Spark Configuration
==================

.. list-table::
   :header-rows: 0

   * - **Applies To:**
     - :bdg-info:`Framework Bundle` :bdg-success:`Pipeline Bundle`
   * - **Configuration Scope:**
     - :bdg-info:`Global` :bdg-success:`Pipeline`
   * - **Databricks Docs:**
     - https://spark.apache.org/docs/latest/configuration.html

The Spark Configuration feature allows you to define and manage Spark configurations either globally at framework level across all pipelines or at pipeline bundle level. 

Configuration
-------------

| **Scope: Global**
| In the Framework bundle, Spark configurations are defined in the global configuration file located at: ``src/config/global.json|yaml`` under the ``spark_config`` section.

| **Scope: Bundle**
| In a Pipeline bundle, Spark configurations are defined in the global configuration file located at: ``src/pipeline_configs/global.json|yaml`` under the ``spark_config`` section.

Configuration Schema
--------------------

The Spark configuration section must follow this schema:

.. tabs::

   .. tab:: JSON

      .. code-block:: json

         {
             "spark_config": {
                 "<configuration_key>": "<configuration_value>",
                 ...
             }
         }

   .. tab:: YAML

      .. code-block:: yaml

         spark_config:
           <configuration_key>: <configuration_value>
           ...

.. list-table::
   :header-rows: 1

   * - Field
     - Description
   * - **configuration_key**
     - The Spark configuration property name (e.g., "spark.sql.shuffle.partitions")
   * - **configuration_value**
     - The value to set for the configuration property. Can be string, number, or boolean depending on the property.

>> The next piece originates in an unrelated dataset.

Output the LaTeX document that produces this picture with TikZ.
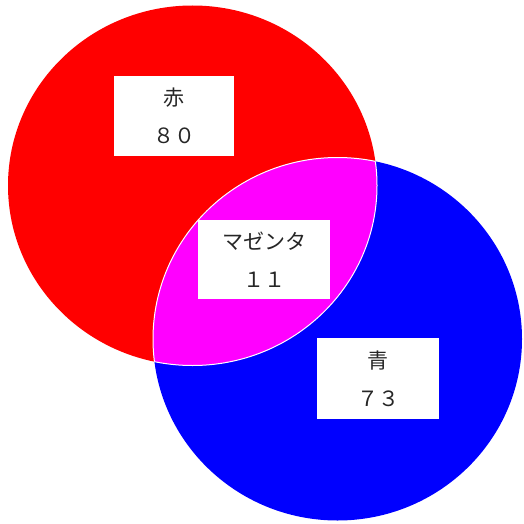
\documentclass[tikz,border=0pt]{standalone}
\usepackage{fontspec}
\setmainfont{Noto Sans CJK JP}

\begin{document}
\begin{tikzpicture}[x=.5pt,y=-.5pt,
  setR/.style={fill={rgb,255:red,255;green,0;blue,0}},
  setB/.style={fill={rgb,255:red,0;green,0;blue,255}},
  both/.style={fill={rgb,255:red,255;green,0;blue,255}},
  tag/.style={fill=white,inner sep=0pt,align=center,text=black!85,
    font=\fontsize{10.5}{19}\selectfont}]

\useasboundingbox[fill=white] (0,0) rectangle (524,524);

% the two sets
\fill[setR] (192.5,185.5) ellipse [x radius=92.25pt,y radius=90pt];
\fill[setB] (337.5,339) ellipse [x radius=92.25pt,y radius=90.75pt];

% overlap, with a thin white rim
\begin{scope}
  \clip (192.5,185.5) ellipse [x radius=92.25pt,y radius=90pt];
  \fill[both] (337.5,339) ellipse [x radius=92.25pt,y radius=90.75pt];
  \draw[white,line width=.5pt] (337.5,339) ellipse [x radius=92.25pt,y radius=90.75pt];
\end{scope}
\begin{scope}
  \clip (337.5,339) ellipse [x radius=92.25pt,y radius=90.75pt];
  \draw[white,line width=.5pt] (192.5,185.5) ellipse [x radius=92.25pt,y radius=90pt];
\end{scope}

% labels
\node[tag,minimum width=60pt,minimum height=40pt] (red) at (174,116) {赤\\８０};
\node[tag,minimum width=66pt,minimum height=39.5pt] (mag) at (264,259.5) {マゼンタ\\１１};
\node[tag,minimum width=61pt,minimum height=40.5pt] (blue) at (378,378.5) {青\\７３};
\end{tikzpicture}
\end{document}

Common Configuration Properties
-----------------------------

Here are some commonly used Spark configuration properties:

.. list-table::
   :header-rows: 1

   * - Property
     - Description
     - Default Value
   * - **spark.sql.shuffle.partitions**
     - Number of partitions to use for shuffle operations
     - 200
   * - **spark.sql.files.maxPartitionBytes**
     - Maximum size of a partition during file read
     - 128MB
   * - **spark.sql.adaptive.enabled**
     - Enable adaptive query execution
     - true
   * - **spark.sql.broadcastTimeout**
     - Timeout in seconds for broadcast joins
     - 300

Example Configuration
-------------------

Below is an example of a typical Spark configuration in the `global.json|yaml` file:

.. tabs::

   .. tab:: JSON

      .. code-block:: json

         {
             "spark_config": {
                 "spark.sql.shuffle.partitions": "200",
                 "spark.sql.adaptive.enabled": "true",
                 "spark.sql.files.maxPartitionBytes": "134217728",
                 "spark.sql.broadcastTimeout": "300"
             }
         }

   .. tab:: YAML

      .. code-block:: yaml

         spark_config:
           spark.sql.shuffle.partitions: '200'
           spark.sql.adaptive.enabled: 'true'
           spark.sql.files.maxPartitionBytes: '134217728'
           spark.sql.broadcastTimeout: '300'

.. admonition:: Best Practice
   :class: note
    
    * Start with the default Spark configurations and adjust based on your specific workload needs
    * Monitor query performance and resource utilization to optimize configurations
    * Document any non-standard configuration changes and their rationale
    * Test configuration changes in development before applying to production

.. Note::
    Some Spark configurations may be overridden by Databricks cluster configurations or job-specific settings. Refer to the Databricks documentation for the configuration precedence rules.

Advanced Usage
-------------

Dynamic Configuration
^^^^^^^^^^^^^^^^^^^

For certain use cases, you may want to set different Spark configurations based on the environment or workload. This can be achieved using environment variables or the substitutions feature of the framework.

Example with environment-specific configurations:

.. tabs::

   .. tab:: JSON

      .. code-block:: json

         {
             "spark_config": {
                 "spark.sql.shuffle.partitions": "${SHUFFLE_PARTITIONS}",
                 "spark.sql.adaptive.enabled": "${ADAPTIVE_EXECUTION_ENABLED}"
             }
         }

   .. tab:: YAML

      .. code-block:: yaml

         spark_config:
           spark.sql.shuffle.partitions: ${SHUFFLE_PARTITIONS}
           spark.sql.adaptive.enabled: ${ADAPTIVE_EXECUTION_ENABLED}

Performance Tuning
^^^^^^^^^^^^^^^^

When tuning Spark configurations for performance:

1. Start with the defaults
2. Monitor query performance and resource utilization
3. Identify bottlenecks
4. Adjust relevant configurations
5. Test and measure impact
6. Document successful optimizations

.. admonition:: Important
   :class: warning
    
    Incorrect Spark configurations can significantly impact performance and stability. Always test configuration changes in a development environment first.